- 127 -

УСТРОЙСТВО НА НОВОМ МЕСТЕ

 

Жилье нашел я легко. Каждый домовладелец охотно брал постояльцев. Квартиры я менял в Павлодаре часто и без серьезного повода: приезжает мать - переселяюсь в комнату побольше, или поближе к работе, если ее поменял, или к лету - поближе к реке ради купанья...

С работой тоже не было проблем. Так же, как и в Алма-Ате, в те годы на периферии ссыльных всегда брали на работу даже охотнее, чем местных. В самом деле: не удерет с кассой, не будет заниматься комбинациями с казенным имуществом. Кроме того, считалось: кем человек назвался, значит, тем и является. В те годы на периферии была повальная мода на самозванство. Десятник называл себя техником, техник подавал себя как инженер.

К моему огорчению, оказалось, что единственное машиностроительное предприятие Павлодара, ремзавод Иртышского пароходства, ссыльных не принимал. Чтобы не возникало нежелательного влияния на рабочий класс - так считалось среди местных ссыльных. И первые два-два с половиной года пришлось мне заниматься строительным делом.

Для начала нанялся я в горкомхоз городским техником. В мои обязанности входили ремонт общественных зданий - школ, больницы и т.п., сметы по городскому хозяйству, планировка и отведе-

 

- 128 -

ние участков и прочее в этом роде. Обо всем этом не имел я и понятия, но довольно быстро набил руку и вызывал всеобщее удивление скоростью подсчетов: ведь у меня имелась единственная в городе логарифмическая линейка. Помог и прослушанный в институте, хоть и в пол-уха, курс строительного дела. Освоил я «Урочное Положение», это великолепное нормативное руководство, еще имевшее силу тогда, со щедрыми расценками, позволявшими требовать - и получать - отличное качество работ. Просто читать «Урочное Положение» было удовольствием, ведь по нему была с успехом выполнена вся гигантская стройка России в XIX веке. Оно было несколько раз переиздано в советское время, первые издания даже с сохранением старых русских мер. Начал я проектировать простые постройки - саманные, глинобитные, деревянные. А потом стал и прорабом работать в разных мелких конторах, и даже документ получил на право производства строительных работ «до 2-х этажей» - была такая формулировка.

Благодаря этой деятельности у меня появилось много знакомых в городе и в окрестных совхозах. Да и был я тогда легок на контакты, зубоскал, битком набит анекдотами, и окружающие относились ко мне хорошо.

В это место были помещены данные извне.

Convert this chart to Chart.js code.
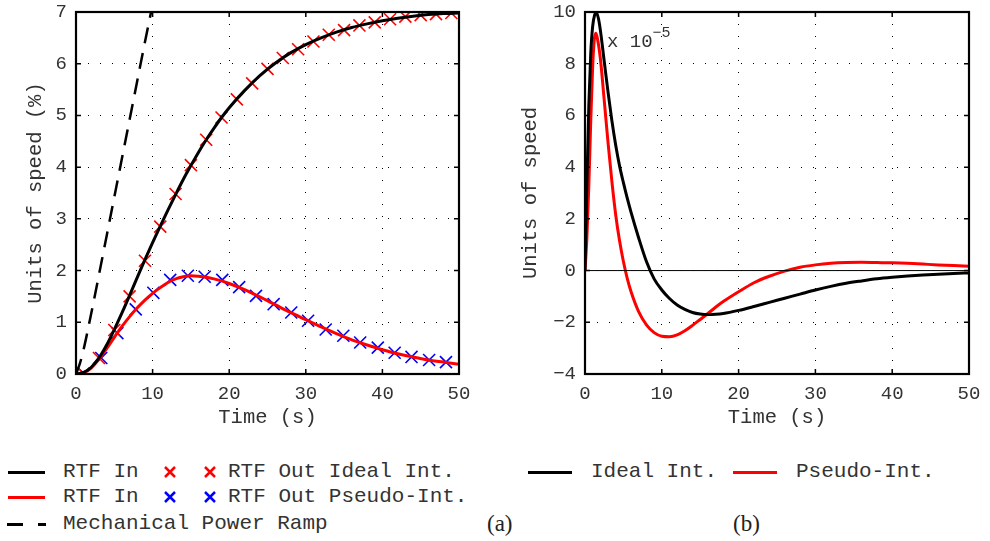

В 1931, 32 и 33 годах приезжала ко мне мама, гостила по месяцу-полтора. В эти годы у нее было много свободного времени. Как я уже говорил, после моей высылки из Киева ее без большого шума лишили работы в университете и пединституте, где она вела курсы теории физического воспитания детей. Потом потихоньку выжили и из трудшколы, где она, по старой памяти, оставалась классной руководительницей, и с курсов повышения квалификации учителей. И она, без всяких возражений, пошла воспитательницей в детсад и оставалась там до войны.

Материальные запросы у мамы были всегда минимальные, она умудрялась существовать на мизерную зарплату, мало того - помогать в беде друзьям. И ничего от меня не принимала, пока я был в ссылке. Такой особо тяжелый период длился у мамы года три. К моему освобождению она уже работала инспектором детсадов. Но в 1937 году снова оказалась воспитательницей, вытирала носы и сажала на горшки.

Когда мама появилась в Павлодаре, то, как и всегда с ней бывало, не пошевелила и пальцем, чтобы привлечь к себе людей, но

 

- 129 -

они сразу же сами к ней потянулись. Особенно - эсдеки, учуявшие родственную душу, но также и квартирные хозяйки, мало того - и некоторые из моих приятельниц!

Эсдекам достаточно было двух слов, чтобы увидеть в маме такую же социал-демократку, какой она, по сути, оставалась всю жизнь, прошедшую ту же школу, что и они.

Хорошо было нам с ней обоим в Павлодаре. Гуляли мы в степи, возил я ее на лодке далеко по Иртышу. Потом она возвращалась в Киев, а я продолжал жить мелочной своей павлодарской жизнью.